Thursday, December 12, 2013 2:12 PM
Published on: Tuesday, April 02, 2013
By Virginia Ladd
Judging from his latest budget proposal, Gov. Martin O’Malley intends to make health care a priority in the coming year. His plan for fiscal 2014 would increase healthcare spending by more than $397 million in hopes of expanding access to quality medical care across the Old Line State.
This is undoubtedly good news. But as state leaders work to broaden access to care, they must be sure not to intrude on the doctor-patient relationship or endanger patient safety. Nowhere is that principle more important than in the burgeoning field of sophisticated pharmaceuticals known as “biologics.”
Biologics are complex medicines made from living material. They’ve proven a boon in the fight against some of the most debilitating diseases, including arthritis, lupus and several autoimmune disorders.
Biologics are also expensive. One biologic treatment for multiple sclerosis, for instance, costs as much as $20,000 a year.
If state lawmakers are to expand access to care as they hope to, they’ll have to find ways to make innovative treatments affordable.
Generic drugs have helped bring down the cost of conventional, small-molecule drugs. Most patients and doctors don’t think twice about substituting less expensive generic atorvastatin calcium for Lipitor, for instance.
Unfortunately, the same strategy will not work for biologics.

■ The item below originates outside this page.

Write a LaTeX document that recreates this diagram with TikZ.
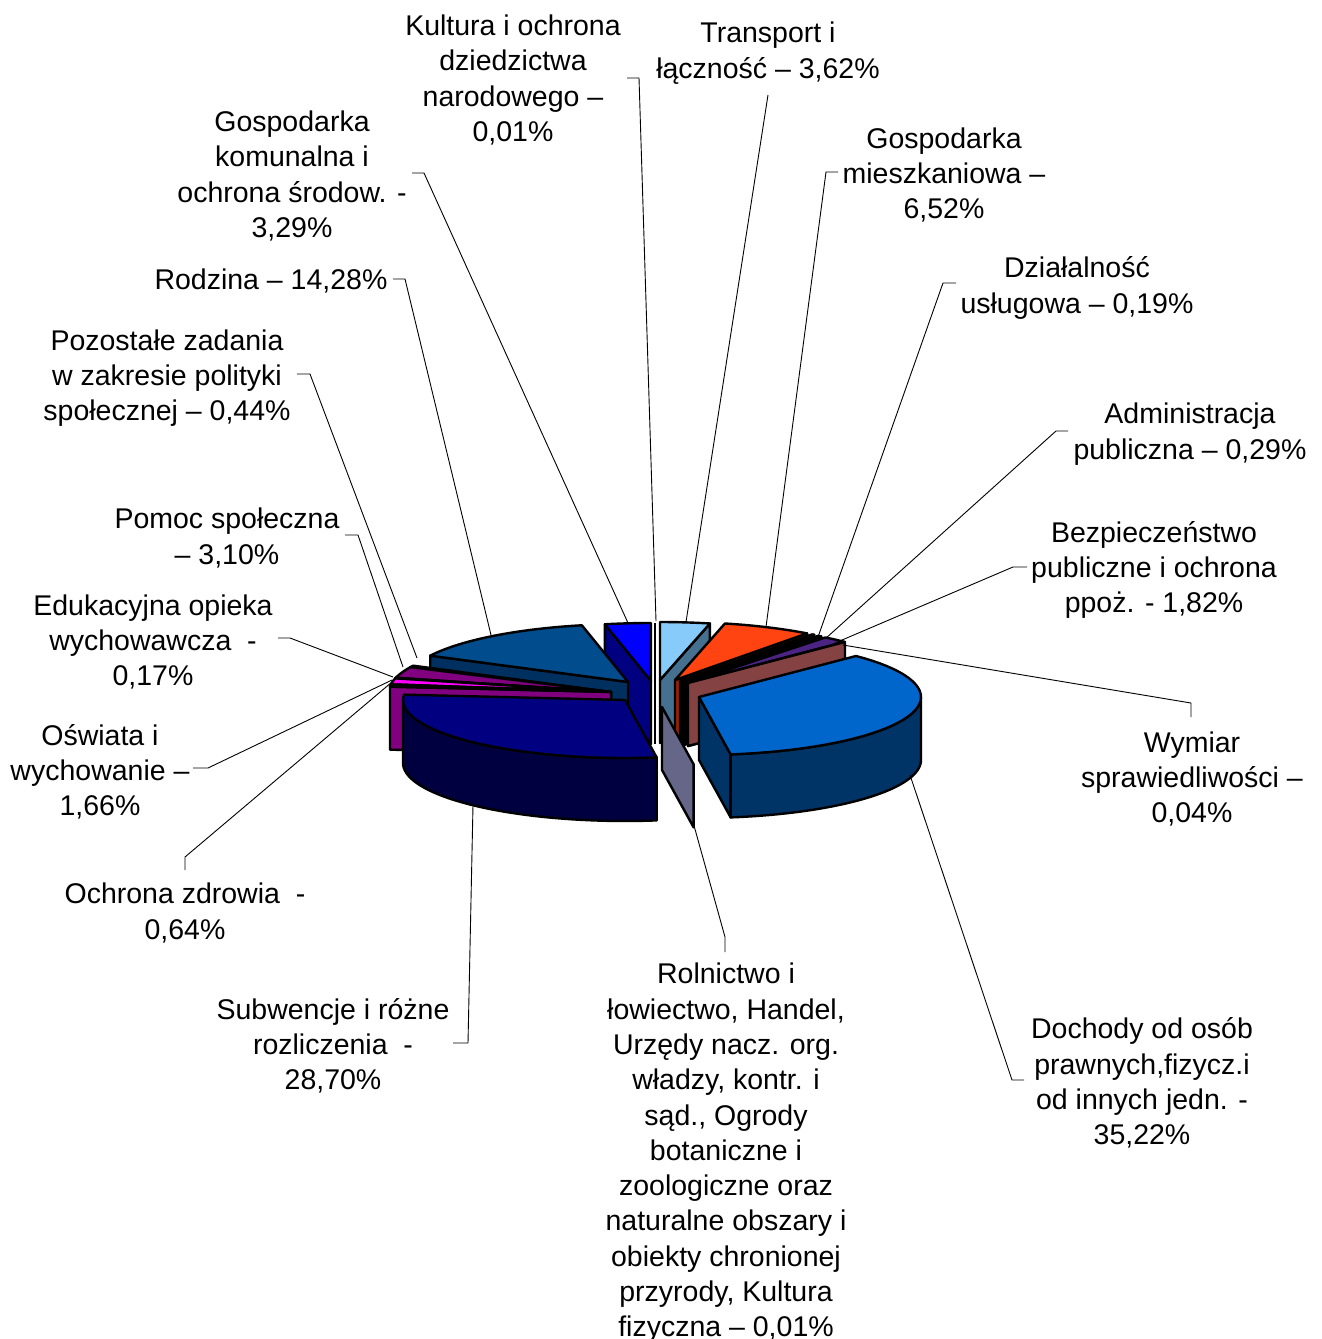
\documentclass[tikz,border=0pt]{standalone}
\usepackage{fontspec}
\setmainfont{Liberation Sans}
\definecolor{cKomTop}{HTML}{0000FF}
\definecolor{cKomSide}{HTML}{000080}
\definecolor{cRodTop}{HTML}{004C8C}
\definecolor{cRodSide}{HTML}{003060}
\definecolor{cTraTop}{HTML}{87CBFA}
\definecolor{cTraSide}{HTML}{46708F}
\definecolor{cMieTop}{HTML}{FF4411}
\definecolor{cMieSide}{HTML}{992200}
\definecolor{cBezTop}{HTML}{4B2383}
\definecolor{cBezSide}{HTML}{2A1050}
\definecolor{cWymSide}{HTML}{844242}
\definecolor{cPomTop}{HTML}{800080}
\definecolor{cPomSide}{HTML}{600060}
\definecolor{cOswTop}{HTML}{FF00FF}
\definecolor{cOchSide}{HTML}{800080}
\definecolor{cSubTop}{HTML}{000080}
\definecolor{cSubSide}{HTML}{000040}
\definecolor{cRolSide}{HTML}{666688}
\definecolor{cDocTop}{HTML}{0066CC}
\definecolor{cDocSide}{HTML}{003366}
\tikzset{
  piece/.style={draw=black,line width=2.4pt,line join=round},
  lead/.style={draw=black,line width=0.9pt},
  lbl/.style={align=center,inner sep=0pt,yshift=-3pt,font=\fontsize{28.5}{35.3}\selectfont}
}
% top face of a slice: cx, cy, from, to, colour
\newcommand\pietop[5]{\filldraw[piece,fill=#5] (#1,#2) -- plot[domain=#3:#4,samples=40] ({#1+222*cos(\x)},{#2-58*sin(\x)}) -- cycle;}
% radial side face: cx, cy, angle, colour
\newcommand\pieface[4]{\filldraw[piece,fill=#4] (#1,#2) -- ({#1+222*cos(#3)},{#2-58*sin(#3)}) -- ({#1+222*cos(#3)},{#2-58*sin(#3)+63}) -- (#1,{#2+63}) -- cycle;}
% outer curved side: cx, cy, from, to, colour
\newcommand\pieouter[5]{\filldraw[piece,fill=#5] plot[domain=#3:#4,samples=40] ({#1+222*cos(\x)},{#2-58*sin(\x)}) -- plot[domain=#4:#3,samples=40] ({#1+222*cos(\x)},{#2-58*sin(\x)+63}) -- cycle;}
\begin{document}
\begin{tikzpicture}[x=1pt,y=-1pt]
\fill[white] (0,0) rectangle (1322,1339);
\useasboundingbox (0,0) rectangle (1322,1339);

% ---- pie (back to front) ----
% Gospodarka komunalna
\pieface{651}{681}{102}{cKomSide}
\pietop{651}{681}{90}{102}{cKomTop}
% Rodzina
\pieface{628}{682}{153}{cRodSide}
\pietop{628}{682}{102}{153}{cRodTop}
% Kultura (edge-on)
\draw[piece] (655,623) -- (655,744);
% Transport
\pieface{660}{680}{77}{cTraSide}
\pietop{660}{680}{77}{90}{cTraTop}
% Gospodarka mieszkaniowa
\pieface{675}{680}{53.5}{cMieSide}
\pietop{675}{680}{53.5}{77}{cMieTop}
% Dzialalnosc uslugowa
\pieface{680}{681}{52.8}{black}
\pietop{680}{681}{52.8}{53.5}{black}
% Administracja
\pieface{684}{682}{51.8}{black}
\pietop{684}{682}{51.8}{52.8}{black}
% Bezpieczenstwo
\pieface{688}{683}{45.2}{cBezSide}
\pietop{688}{683}{45.2}{51.8}{cBezTop}
% Wymiar sprawiedliwosci
\pieface{688}{683}{45}{cWymSide}
% left purple group
\pieface{611}{692}{154.6}{black}
\pietop{611}{692}{153}{154.6}{black}
\pieface{611}{692}{165.8}{cPomSide}
\pietop{611}{692}{154.6}{165.8}{cPomTop}
\pieface{611}{692}{166.4}{black}
\pietop{611}{692}{165.8}{166.4}{black}
\pieface{611}{692}{172.4}{cPomSide}
\pietop{611}{692}{166.4}{172.4}{cOswTop}
\pieface{611}{692}{174.7}{cOchSide}
\pietop{611}{692}{172.4}{174.7}{cOchSide}
% Rolnictwo
\pieface{662}{707}{-81.8}{cRolSide}
% Subwencje
\pieouter{625}{700}{180}{278.2}{cSubSide}
\pietop{625}{700}{174.7}{278.2}{cSubTop}
% Dochody
\pieface{699}{697}{-81.8}{cDocSide}
\pieouter{699}{697}{-81.8}{0}{cDocSide}
\pietop{699}{697}{-81.8}{45}{cDocTop}

% ---- labels ----
\node[lbl] (kultura) at (513,77) {Kultura i ochrona\\dziedzictwa\\narodowego –\\0,01\%};
\node[lbl] (transport) at (768,50) {Transport i\\łączność – 3,62\%};
\node[lbl] (mieszk) at (944,172) {Gospodarka\\mieszkaniowa –\\6,52\%};
\node[lbl] (dzial) at (1077,285) {Działalność\\usługowa – 0,19\%};
\node[lbl] (admin) at (1190,431) {Administracja\\publiczna – 0,29\%};
\node[lbl] (bezp) at (1154,567) {Bezpieczeństwo\\publiczne i ochrona\\ppoż. - 1,82\%};
\node[lbl] (wymiar) at (1192,776) {Wymiar\\sprawiedliwości –\\0,04\%};
\node[lbl] (dochody) at (1142,1080) {Dochody od osób\\prawnych,fizycz.i\\od innych jedn. -\\35,22\%};
\node[lbl] (rolnictwo) at (726,1150) {Rolnictwo i\\łowiectwo, Handel,\\Urzędy nacz. org.\\władzy, kontr. i\\sąd., Ogrody\\botaniczne i\\zoologiczne oraz\\naturalne obszary i\\obiekty chronionej\\przyrody, Kultura\\fizyczna – 0,01\%};
\node[lbl] (subw) at (333,1043) {Subwencje i różne\\rozliczenia\ \ -\\28,70\%};
\node[lbl] (ochrona) at (185,910) {Ochrona zdrowia\ \ -\\0,64\%};
\node[lbl] (oswiata) at (100,769) {Oświata i\\wychowanie –\\1,66\%};
\node[lbl] (eduk) at (153,639) {Edukacyjna opieka\\wychowawcza\ \ -\\0,17\%};
\node[lbl] (pomoc) at (227,535) {Pomoc społeczna\\– 3,10\%};
\node[lbl] (pozost) at (167,375) {Pozostałe zadania\\w zakresie polityki\\społecznej – 0,44\%};
\node[lbl] (rodzina) at (271,278) {Rodzina – 14,28\%};
\node[lbl] (komun) at (292,173) {Gospodarka\\komunalna i\\ochrona środow. -\\3,29\%};

% ---- leader lines ----
\coordinate (kulturaA) at (627,78);   \coordinate (kulturaB) at (656,621);
\coordinate (transA) at (768,95);     \coordinate (transB) at (686,622);
\coordinate (mieszA) at (838,172);    \coordinate (mieszB) at (766,627);
\coordinate (dzialA) at (956,283);    \coordinate (dzialB) at (818,637);
\coordinate (adminA) at (1068,431);   \coordinate (adminB) at (825,639);
\coordinate (bezpA) at (1027,567);    \coordinate (bezpB) at (835,643);
\coordinate (wymA) at (1191,717);     \coordinate (wymB) at (843,645);
\coordinate (docA) at (1024,1080);    \coordinate (docB) at (910,775);
\coordinate (rolA) at (725,952);      \coordinate (rolB) at (693,822);
\coordinate (subA) at (453,1043);     \coordinate (subB) at (473,805);
\coordinate (ochA) at (185,870);      \coordinate (ochB) at (392,682);
\coordinate (oswA) at (193,768);      \coordinate (oswB) at (392,680);
\coordinate (eduA) at (278,638);      \coordinate (eduB) at (393,677);
\coordinate (pomA) at (345,535);      \coordinate (pomB) at (403,667);
\coordinate (pozA) at (297,374);      \coordinate (pozB) at (417,658);
\coordinate (rodA) at (393,279);      \coordinate (rodB) at (491,635);
\coordinate (komA) at (412,173);      \coordinate (komB) at (628,623);

\draw[lead] (kulturaA) -- (639,78) -- (kulturaB);
\draw[lead] (transA) -- (transB);
\draw[lead] (mieszA) -- (826,172) -- (mieszB);
\draw[lead] (dzialA) -- (943,283) -- (dzialB);
\draw[lead] (adminA) -- (1056,431) -- (adminB);
\draw[lead] (bezpA) -- (1013,567) -- (bezpB);
\draw[lead] (wymA) -- (1191,703) -- (wymB);
\draw[lead] (docA) -- (1012,1080) -- (docB);
\draw[lead] (rolA) -- (725,937) -- (rolB);
\draw[lead] (subA) -- (468,1043) -- (subB);
\draw[lead] (ochA) -- (185,857) -- (ochB);
\draw[lead] (oswA) -- (208,768) -- (oswB);
\draw[lead] (eduA) -- (290,638) -- (eduB);
\draw[lead] (pomA) -- (358,535) -- (pomB);
\draw[lead] (pozA) -- (310,374) -- (pozB);
\draw[lead] (rodA) -- (405,279) -- (rodB);
\draw[lead] (komA) -- (424,173) -- (komB);
\end{tikzpicture}
\end{document}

Biologics contain thousands of atoms — many times more than a traditional small-molecule drug. And because they’re manufactured using living organisms and natural processes, it’s impossible to create an exact copy of a biologic.
So there’s no such thing as a “generic biologic.” But scientists can create “biosimilars” — rough copies of biologics. These drugs have the potential to offer the same therapeutic effects as biologics at far lower prices.
Lawmakers have yet to determine the process by which these lower-cost alternatives can be substituted for biologics. Senate Bill 781 represents a common-sense, balanced approach for doing so.
Biosimilars are a relatively new development in medical technology. And since they’re not molecule-for-molecule copies of brand-name biologics, it’s difficult to know for sure how they’ll interact with each patient’s immune system.
Lawmakers must therefore implement a set of simple rules to ensure that biosimilars are substituted with care.
For starters, physicians must be aware of any substitutions of biosimilars for biologics by pharmacists. Pharmacists should only be free to replace a brand-name biologic with a biosimilar if the Food and Drug Administration has ruled that the two are interchangeable. This provision is critical to protect the relationship between the prescriber and the patient, especially when managing multiple medications that target complex chronic diseases.
Patients should also be told of the substitution when the biosimilar is substituted. The prescriber, meanwhile, should be notified within five days. This common-sense approach ensures that doctors and patients can work together with the pharmacist to ensure the highest level of individualized patient care.
Finally, records of biosimilar substitutions should be maintained for at least two years. This will help medical professionals garner a deeper understanding of the effects of these substances — and inform medical research into their long-term effects.
By putting these safeguards in place, lawmakers can make sure that there is a clear pathway for biosimilar substitution here in Maryland. At the moment, no such pathway exists.
State lawmakers will soon have the chance to expand access to these medicines to the thousands of patients who need them. Senate Bill 781 is their opportunity to do that in a balanced manner that both increases access and ensures patient safety.
Virginia Ladd is president of the American Autoimmune Related Diseases Association.